Over the last few months, reports of sexual harassment and assault in Hollywood have popped up on a nearly daily basis. Now a new survey by USA Today once again drives home how much of an epidemic they are.
Of the 843 women in the entertainment industry surveyed, 94 percent say they've experienced harassment or assault. Twenty-one percent say they have been forced to do something sexual at least once.
87 percent of respondents say they've been on the receiving end of unwelcome sexual comments, jokes, or gestures. 69 percent say they've been groped in a sexual way at least once, and 64 percent report that they have been propositioned for sex or a relationship at least once in their career.
Many of the responders say that this kind of activity happens so often that they eventually came to view it as a part of the job. A camera operator told USA Today, "It happens so frequently that it's just the functioning normal. For me, this includes everything from misogynistic or sexual comments made over a headset while working, to blatant grabbing to comments about my body. I've spent the last 20 years accepting it as the price of doing business in a 'man's job.'"

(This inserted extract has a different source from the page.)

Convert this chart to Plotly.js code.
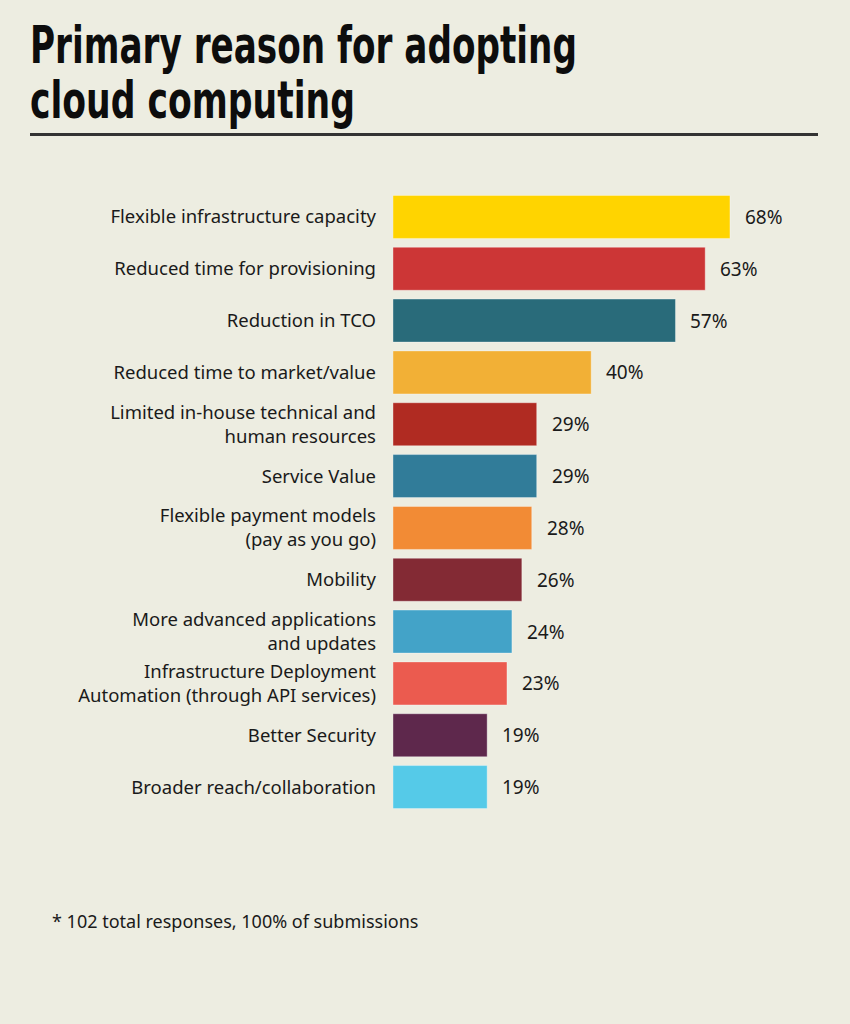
<!DOCTYPE html>
<html>
<head>
<meta charset="utf-8">
<script src="https://cdn.plot.ly/plotly-3.0.1.min.js"></script>
<style>html,body{margin:0;padding:0;background:#EDEDE1;}</style>
</head>
<body>
<div id="chart" style="width:850px;height:1024px;"></div>
<script>
var categories = [
  "Flexible infrastructure capacity",
  "Reduced time for provisioning",
  "Reduction in TCO",
  "Reduced time to market/value",
  "Limited in-house technical and<br>human resources",
  "Service Value",
  "Flexible payment models<br>(pay as you go)",
  "Mobility",
  "More advanced applications<br>and updates",
  "Infrastructure Deployment<br>Automation (through API services)",
  "Better Security",
  "Broader reach/collaboration"
];
var values = [68, 63, 57, 40, 29, 29, 28, 26, 24, 23, 19, 19];
var valueLabels = ["68%", "63%", "57%", "40%", "29%", "29%", "28%", "26%", "24%", "23%", "19%", "19%"];
var barColors = ["#FFD400", "#CC3636", "#296B7A", "#F2B036", "#B02B22", "#317C99", "#F28B35", "#832A34", "#43A3C8", "#EB5B4F", "#5E284C", "#55CAE8"];
var titleLines = ["Primary reason for adopting", "cloud computing"];
var footnote = "* 102 total responses, 100% of submissions";

var W = 850, H = 1024;
var mL = 393, mR = 11, mT = 190.5, mB = 210.5;
var pw = W - mL - mR, ph = H - mT - mB;
function px2x(p){ return (p - mL) / pw; }
function py2y(p){ return (H - mB - p) / ph; }

var bg = "#EDEDE1";
var textFont = "Noto Sans, Open Sans, sans-serif";
var titleFont = "DejaVu Sans Condensed, Liberation Sans Narrow, DejaVu Sans, sans-serif";

var trace = {
  type: "bar",
  orientation: "h",
  y: categories,
  x: values,
  marker: {color: barColors, line: {color: "rgba(255,255,255,0.35)", width: 1}},
  hoverinfo: "none"
};

var annotations = values.map(function(v, i){
  return {x: v, y: categories[i], xref: "x", yref: "y", text: valueLabels[i],
    showarrow: false, xanchor: "left", xshift: 13,
    font: {family: textFont, size: 19, color: "#1a1a1a"}};
});
annotations.push({xref: "paper", yref: "paper", x: px2x(50), y: py2y(922), xanchor: "left", yanchor: "middle",
  text: footnote, showarrow: false, font: {family: textFont, size: 18, color: "#1a1a1a"}});
var titleCenters = [45, 100];
titleLines.forEach(function(t, i){
  annotations.push({xref: "paper", yref: "paper", x: px2x(29), y: py2y(titleCenters[i]), xanchor: "left", yanchor: "middle",
    align: "left", borderpad: 0,
    text: t, showarrow: false, font: {family: titleFont, size: 51, color: "#0d0d0d", weight: "bold"}});
});

var layout = {
  width: W, height: H,
  paper_bgcolor: bg, plot_bgcolor: bg,
  margin: {l: mL, r: mR, t: mT, b: mB, pad: 0},
  xaxis: {range: [0, 90], visible: false, fixedrange: true},
  yaxis: {autorange: "reversed", showgrid: false, zeroline: false, showline: false, ticks: "",
    ticklabelstandoff: 16, tickfont: {family: textFont, size: 18.5, color: "#1a1a1a"}},
  bargap: 0.17,
  showlegend: false,
  annotations: annotations,
  shapes: [{type: "line", xref: "paper", yref: "paper", x0: px2x(30), x1: px2x(818), y0: py2y(134), y1: py2y(134),
    line: {color: "#333333", width: 3}}]
};

var titleWidths = [547, 325];
Plotly.newPlot("chart", [trace], layout, {displayModeBar: false, staticPlot: true}).then(function(gd){
  var texts = gd.querySelectorAll("g.annotation text");
  texts.forEach(function(el){
    var idx = titleLines.indexOf(el.textContent);
    if (idx >= 0) {
      el.setAttribute("textLength", titleWidths[idx]);
      el.setAttribute("lengthAdjust", "spacingAndGlyphs");
    }
  });
});
</script>
</body>
</html>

Only one in four women ended up reporting these experiences to anyone and a small portion (28 percent) say their situation improved after they brought it up. When something did happen, the most likely response was a warning or reprimand (32 percent) or removal of the harasser (23 percent). 8 percent of respondents say a termination took place after reporting and 4 percent say there was a settlement in their case. None of the cases were prosecuted.
The study learned that these experiences usually went unreported because of fear. A publicist told USA Today, "Being in a line of work that obtains clients through word-of-mouth makes me reluctant to speak (about) these sexual harassment/assault experiences for fear of losing clients or collaborations with other firms/companies."
40 percent of the women say they did not trust the system and 34 percent weren't sure what happened to them counted as sexual harassment. 32 percent said they didn't have evidence and 20 percent said they didn't report out of shame.
The research did reflect that younger women are more likely to report harassment and assault, giving hope that the numbers could change over time. 35 percent of women under the age of 30 reported the incidents, compared to 19 percent of women older than 60.